After the war, Brady continued his studio work. He traveled to the former Confederate capital, Richmond, days after Robert E. Lee had surrendered; Lee didn't like to be photographed, and he would not have wanted that particular time to be documented, but Brady, whose charm many of his sitters remarked upon, must have been persuasive. Because of it, we have a memorable portrait of Lee full of dignity and sadness. There were plenty of photographers after the war to compete with Brady, and his enterprises did not do well. He declared bankruptcy and was to die impoverished and socially forgotten; he certainly was not the only artist to wind up in such a way.

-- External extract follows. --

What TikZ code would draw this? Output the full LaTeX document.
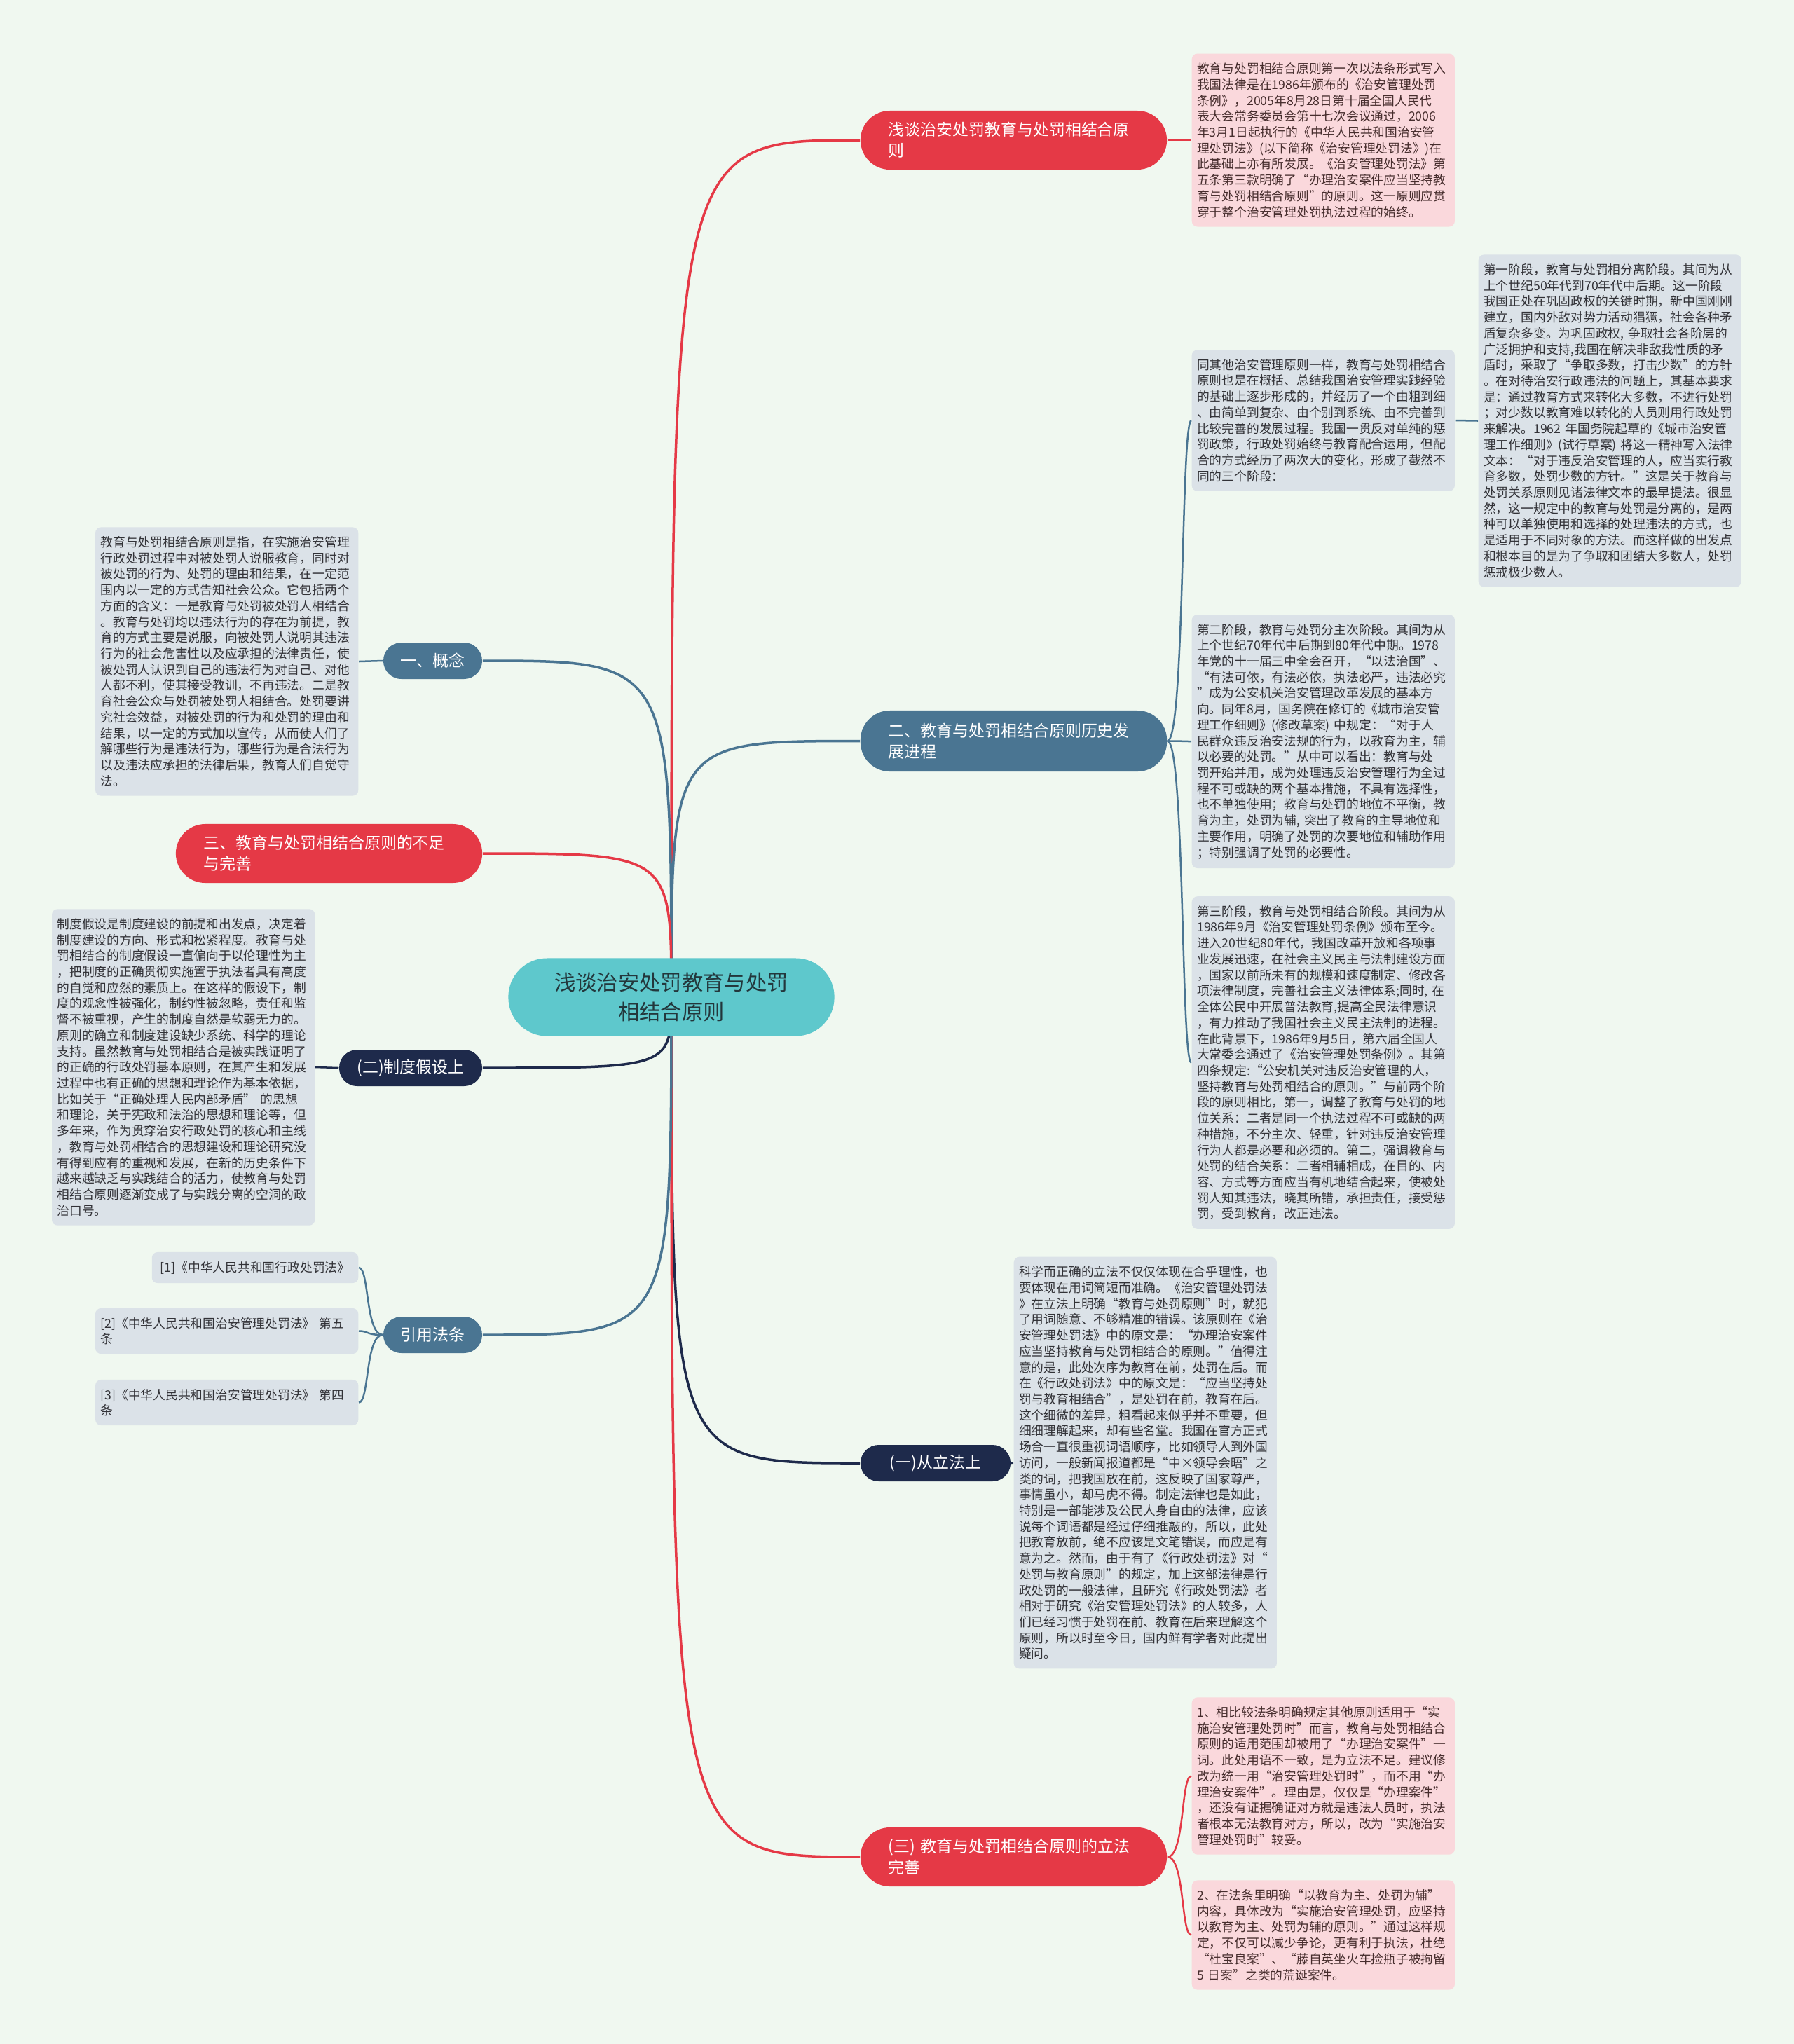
\documentclass[tikz,border=0pt]{standalone}
\usepackage{fontspec}
\setmainfont{Noto Sans CJK SC}
\usetikzlibrary{backgrounds}
\definecolor{fondo}{RGB}{240,248,240}
\definecolor{turquesa}{RGB}{94,200,204}
\definecolor{textoctr}{RGB}{35,55,60}
\definecolor{rojo}{RGB}{229,57,70}
\definecolor{azul}{RGB}{74,117,146}
\definecolor{marino}{RGB}{30,42,75}
\definecolor{grisclaro}{RGB}{219,226,232}
\definecolor{rosa}{RGB}{250,216,220}
\definecolor{textogris}{RGB}{50,50,55}
\definecolor{textorosa}{RGB}{70,45,45}
\tikzset{
  ctrnode/.style={fill=turquesa, text=textoctr, rounded corners=5.5mm, minimum width=46.5mm,
    minimum height=11.1mm, align=center, font=\fontsize{8.62pt}{11.87pt}\selectfont},
  twoline/.style={text=white, rounded corners=4.2mm, minimum width=43.7mm, minimum height=8.4mm,
    text width=35.7mm, inner xsep=4mm, align=left, font=\fontsize{6.52pt}{8.54pt}\selectfont},
  oneline/.style={text=white, rounded corners=2.6mm, minimum height=5.2mm, inner xsep=0mm,
    align=center, font=\fontsize{6.52pt}{8.54pt}\selectfont},
  leaf/.style={fill=grisclaro, text=textogris, rounded corners=0.8mm, text width=36mm,
    inner xsep=0.75mm, inner ysep=1.3mm, align=left, font=\fontsize{5.05pt}{6.46pt}\selectfont},
  leafpink/.style={leaf, fill=rosa, text=textorosa},
  link/.style={line width=0.35mm},
  sublink/.style={line width=0.25mm}
}
\begin{document}
\begin{tikzpicture}[x=0.01cm, y=-0.01cm]
  \useasboundingbox (0,0) rectangle (2560,2917);

  % Nodo central
  \node[ctrnode] (ctr) at (958,1423) {浅谈治安处罚教育与处罚\\相结合原则};

  % Ramas derechas
  \node[twoline, fill=rojo] (rtop) at (1446.5,200) {浅谈治安处罚教育与处罚相结合原\\则};
  \node[twoline, fill=azul, minimum height=8.7mm] (rhist) at (1446.5,1057.5) {二、教育与处罚相结合原则历史发\\展进程};
  \node[oneline, fill=marino, minimum width=21.4mm] (rlaw) at (1335,2088) {(一)从立法上};
  \node[twoline, fill=rojo] (rperf) at (1446.5,2650) {(三) 教育与处罚相结合原则的立法\\完善};

  % Ramas izquierdas
  \node[oneline, fill=azul, minimum width=14.1mm] (lconc) at (617.5,943) {一、概念};
  \node[twoline, fill=rojo] (llack) at (469.5,1218) {三、教育与处罚相结合原则的不足\\与完善};
  \node[oneline, fill=marino, minimum width=20.4mm] (lsys) at (586,1524) {(二)制度假设上};
  \node[oneline, fill=azul, minimum width=14.1mm] (lref) at (617.5,1905) {引用法条};

  % Hoja de la rama superior
  \node[leafpink, anchor=west] (tA) at (1700,200) {教育与处罚相结合原则第一次以法条形式写入\\
我国法律是在1986年颁布的《治安管理处罚\\
条例》，2005年8月28日第十届全国人民代\\
表大会常务委员会第十七次会议通过，2006\\
年3月1日起执行的《中华人民共和国治安管\\
理处罚法》(以下简称《治安管理处罚法》)在\\
此基础上亦有所发展。《治安管理处罚法》第\\
五条第三款明确了“办理治安案件应当坚持教\\
育与处罚相结合原则”的原则。这一原则应贯\\
穿于整个治安管理处罚执法过程的始终。};

  % Hojas del desarrollo historico
  \node[leaf, anchor=west] (hC) at (1700,600) {同其他治安管理原则一样，教育与处罚相结合\\
原则也是在概括、总结我国治安管理实践经验\\
的基础上逐步形成的，并经历了一个由粗到细\\
、由简单到复杂、由个别到系统、由不完善到\\
比较完善的发展过程。我国一贯反对单纯的惩\\
罚政策，行政处罚始终与教育配合运用，但配\\
合的方式经历了两次大的变化，形成了截然不\\
同的三个阶段：};
  \node[leaf, anchor=west] (hB) at (2109,600.5) {第一阶段，教育与处罚相分离阶段。其间为从\\
上个世纪50年代到70年代中后期。这一阶段\\
我国正处在巩固政权的关键时期，新中国刚刚\\
建立，国内外敌对势力活动猖獗，社会各种矛\\
盾复杂多变。为巩固政权, 争取社会各阶层的\\
广泛拥护和支持,我国在解决非敌我性质的矛\\
盾时，采取了“争取多数，打击少数”的方针\\
。在对待治安行政违法的问题上，其基本要求\\
是：通过教育方式来转化大多数，不进行处罚\\
；对少数以教育难以转化的人员则用行政处罚\\
来解决。1962 年国务院起草的《城市治安管\\
理工作细则》(试行草案) 将这一精神写入法律\\
文本：“对于违反治安管理的人，应当实行教\\
育多数，处罚少数的方针。”这是关于教育与\\
处罚关系原则见诸法律文本的最早提法。很显\\
然，这一规定中的教育与处罚是分离的，是两\\
种可以单独使用和选择的处理违法的方式，也\\
是适用于不同对象的方法。而这样做的出发点\\
和根本目的是为了争取和团结大多数人，处罚\\
惩戒极少数人。};
  \node[leaf, anchor=west] (hD) at (1700,1058) {第二阶段，教育与处罚分主次阶段。其间为从\\
上个世纪70年代中后期到80年代中期。1978\\
年党的十一届三中全会召开，“以法治国”、\\
“有法可依，有法必依，执法必严，违法必究\\
”成为公安机关治安管理改革发展的基本方\\
向。同年8月，国务院在修订的《城市治安管\\
理工作细则》(修改草案) 中规定：“对于人\\
民群众违反治安法规的行为，以教育为主，辅\\
以必要的处罚。”从中可以看出：教育与处\\
罚开始并用，成为处理违反治安管理行为全过\\
程不可或缺的两个基本措施，不具有选择性，\\
也不单独使用；教育与处罚的地位不平衡，教\\
育为主，处罚为辅, 突出了教育的主导地位和\\
主要作用，明确了处罚的次要地位和辅助作用\\
；特别强调了处罚的必要性。};
  \node[leaf, anchor=west] (hE) at (1700,1516.5) {第三阶段，教育与处罚相结合阶段。其间为从\\
1986年9月《治安管理处罚条例》颁布至今。\\
进入20世纪80年代，我国改革开放和各项事\\
业发展迅速，在社会主义民主与法制建设方面\\
，国家以前所未有的规模和速度制定、修改各\\
项法律制度，完善社会主义法律体系;同时, 在\\
全体公民中开展普法教育,提高全民法律意识\\
，有力推动了我国社会主义民主法制的进程。\\
在此背景下，1986年9月5日，第六届全国人\\
大常委会通过了《治安管理处罚条例》。其第\\
四条规定:“公安机关对违反治安管理的人，\\
坚持教育与处罚相结合的原则。”与前两个阶\\
段的原则相比，第一，调整了教育与处罚的地\\
位关系：二者是同一个执法过程不可或缺的两\\
种措施，不分主次、轻重，针对违反治安管理\\
行为人都是必要和必须的。第二，强调教育与\\
处罚的结合关系：二者相辅相成，在目的、内\\
容、方式等方面应当有机地结合起来，使被处\\
罚人知其违法，晓其所错，承担责任，接受惩\\
罚，受到教育，改正违法。};

  % Hoja de la rama legislativa
  \node[leaf, anchor=west] (lawI) at (1446,2087.5) {科学而正确的立法不仅仅体现在合乎理性，也\\
要体现在用词简短而准确。《治安管理处罚法\\
》在立法上明确“教育与处罚原则”时，就犯\\
了用词随意、不够精准的错误。该原则在《治\\
安管理处罚法》中的原文是：“办理治安案件\\
应当坚持教育与处罚相结合的原则。”值得注\\
意的是，此处次序为教育在前，处罚在后。而\\
在《行政处罚法》中的原文是：“应当坚持处\\
罚与教育相结合”，是处罚在前，教育在后。\\
这个细微的差异，粗看起来似乎并不重要，但\\
细细理解起来，却有些名堂。我国在官方正式\\
场合一直很重视词语顺序，比如领导人到外国\\
访问，一般新闻报道都是“中×领导会晤”之\\
类的词，把我国放在前，这反映了国家尊严，\\
事情虽小，却马虎不得。制定法律也是如此，\\
特别是一部能涉及公民人身自由的法律，应该\\
说每个词语都是经过仔细推敲的，所以，此处\\
把教育放前，绝不应该是文笔错误，而应是有\\
意为之。然而，由于有了《行政处罚法》对“\\
处罚与教育原则”的规定，加上这部法律是行\\
政处罚的一般法律，且研究《行政处罚法》者\\
相对于研究《治安管理处罚法》的人较多，人\\
们已经习惯于处罚在前、教育在后来理解这个\\
原则，所以时至今日，国内鲜有学者对此提出\\
疑问。};

  % Hojas de la rama de mejora
  \node[leafpink, anchor=west] (pJ1) at (1700,2534.5) {1、相比较法条明确规定其他原则适用于“实\\
施治安管理处罚时”而言，教育与处罚相结合\\
原则的适用范围却被用了“办理治安案件”一\\
词。此处用语不一致，是为立法不足。建议修\\
改为统一用“治安管理处罚时”，而不用“办\\
理治安案件”。理由是，仅仅是“办理案件”\\
，还没有证据确证对方就是违法人员时，执法\\
者根本无法教育对方，所以，改为“实施治安\\
管理处罚时”较妥。};
  \node[leafpink, anchor=west] (pJ2) at (1700,2761.5) {2、在法条里明确“以教育为主、处罚为辅”\\
内容，具体改为“实施治安管理处罚，应坚持\\
以教育为主、处罚为辅的原则。”通过这样规\\
定，不仅可以减少争论，更有利于执法，杜绝\\
“杜宝良案”、“藤自英坐火车捡瓶子被拘留\\
5 日案”之类的荒诞案件。};

  % Hojas izquierdas
  \node[leaf, anchor=east] (cF) at (512,944) {教育与处罚相结合原则是指，在实施治安管理\\
行政处罚过程中对被处罚人说服教育，同时对\\
被处罚的行为、处罚的理由和结果，在一定范\\
围内以一定的方式告知社会公众。它包括两个\\
方面的含义：一是教育与处罚被处罚人相结合\\
。教育与处罚均以违法行为的存在为前提，教\\
育的方式主要是说服，向被处罚人说明其违法\\
行为的社会危害性以及应承担的法律责任，使\\
被处罚人认识到自己的违法行为对自己、对他\\
人都不利，使其接受教训，不再违法。二是教\\
育社会公众与处罚被处罚人相结合。处罚要讲\\
究社会效益，对被处罚的行为和处罚的理由和\\
结果，以一定的方式加以宣传，从而使人们了\\
解哪些行为是违法行为，哪些行为是合法行为\\
以及违法应承担的法律后果，教育人们自觉守\\
法。};
  \node[leaf, anchor=east] (sG) at (450,1523) {制度假设是制度建设的前提和出发点，决定着\\
制度建设的方向、形式和松紧程度。教育与处\\
罚相结合的制度假设一直偏向于以伦理性为主\\
，把制度的正确贯彻实施置于执法者具有高度\\
的自觉和应然的素质上。在这样的假设下，制\\
度的观念性被强化，制约性被忽略，责任和监\\
督不被重视，产生的制度自然是软弱无力的。\\
原则的确立和制度建设缺少系统、科学的理论\\
支持。虽然教育与处罚相结合是被实践证明了\\
的正确的行政处罚基本原则，在其产生和发展\\
过程中也有正确的思想和理论作为基本依据，\\
比如关于“正确处理人民内部矛盾” 的思想\\
和理论，关于宪政和法治的思想和理论等，但\\
多年来，作为贯穿治安行政处罚的核心和主线\\
，教育与处罚相结合的思想建设和理论研究没\\
有得到应有的重视和发展，在新的历史条件下\\
越来越缺乏与实践结合的活力，使教育与处罚\\
相结合原则逐渐变成了与实践分离的空洞的政\\
治口号。};
  \node[leaf, anchor=east, text width=, inner xsep=1.2mm] (r1) at (512,1809) {[1]《中华人民共和国行政处罚法》};
  \node[leaf, anchor=east] (r2) at (512,1899.5) {[2]《中华人民共和国治安管理处罚法》 第五\\条};
  \node[leaf, anchor=east] (r3) at (512,2001.5) {[3]《中华人民共和国治安管理处罚法》 第四\\条};

  % Conectores
  \begin{pgfonlayer}{background}
    \fill[fondo] (0,0) rectangle (2560,2917);
    \draw[link, rojo] (ctr.center) .. controls (ctr.center |- rtop.west) .. (rtop.west);
    \draw[link, azul] (ctr.center) .. controls (ctr.center |- rhist.west) .. (rhist.west);
    \draw[link, marino] (ctr.center) .. controls (ctr.center |- rlaw.west) .. (rlaw.west);
    \draw[link, rojo] (ctr.center) .. controls (ctr.center |- rperf.west) .. (rperf.west);
    \draw[link, azul] (ctr.center) .. controls (ctr.center |- lconc.east) .. (lconc.east);
    \draw[link, rojo] (ctr.center) .. controls (ctr.center |- llack.east) .. (llack.east);
    \draw[link, marino] (ctr.center) .. controls (ctr.center |- lsys.east) .. (lsys.east);
    \draw[link, azul] (ctr.center) .. controls (ctr.center |- lref.east) .. (lref.east);

    \draw[sublink, rojo] (rtop.east) -- (tA.west);
    \foreach \h in {hC,hD,hE}
      \draw[sublink, azul] (rhist.east) .. controls +(25,0) and +(-15,0) .. (\h.west);
    \draw[sublink, azul] (hC.east) -- (hB.west);
    \draw[sublink, marino] (rlaw.east) -- (lawI.west);
    \foreach \h in {pJ1,pJ2}
      \draw[sublink, rojo] (rperf.east) .. controls +(25,0) and +(-15,0) .. (\h.west);
    \draw[sublink, azul] (lconc.west) -- (cF.east);
    \draw[sublink, marino] (lsys.west) -- (sG.east);
    \foreach \h in {r1,r2,r3}
      \draw[sublink, azul] (lref.west) .. controls +(-25,0) and +(15,0) .. (\h.east);
  \end{pgfonlayer}
\end{tikzpicture}
\end{document}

And Wilson emphasizes throughout Brady as an ambitious artist, one who was ready to master a technically novel medium to bring out a visual encyclopedia of his age. Brady's portraits of famous individuals are often the best representations we have of them, but Wilson shows that he and the others that were at work on battlefields made the most dramatic impact. Once photography had shown what war actually wrought, what Wilson calls "the painterly tradition of romanticizing warfare" could never again be taken seriously.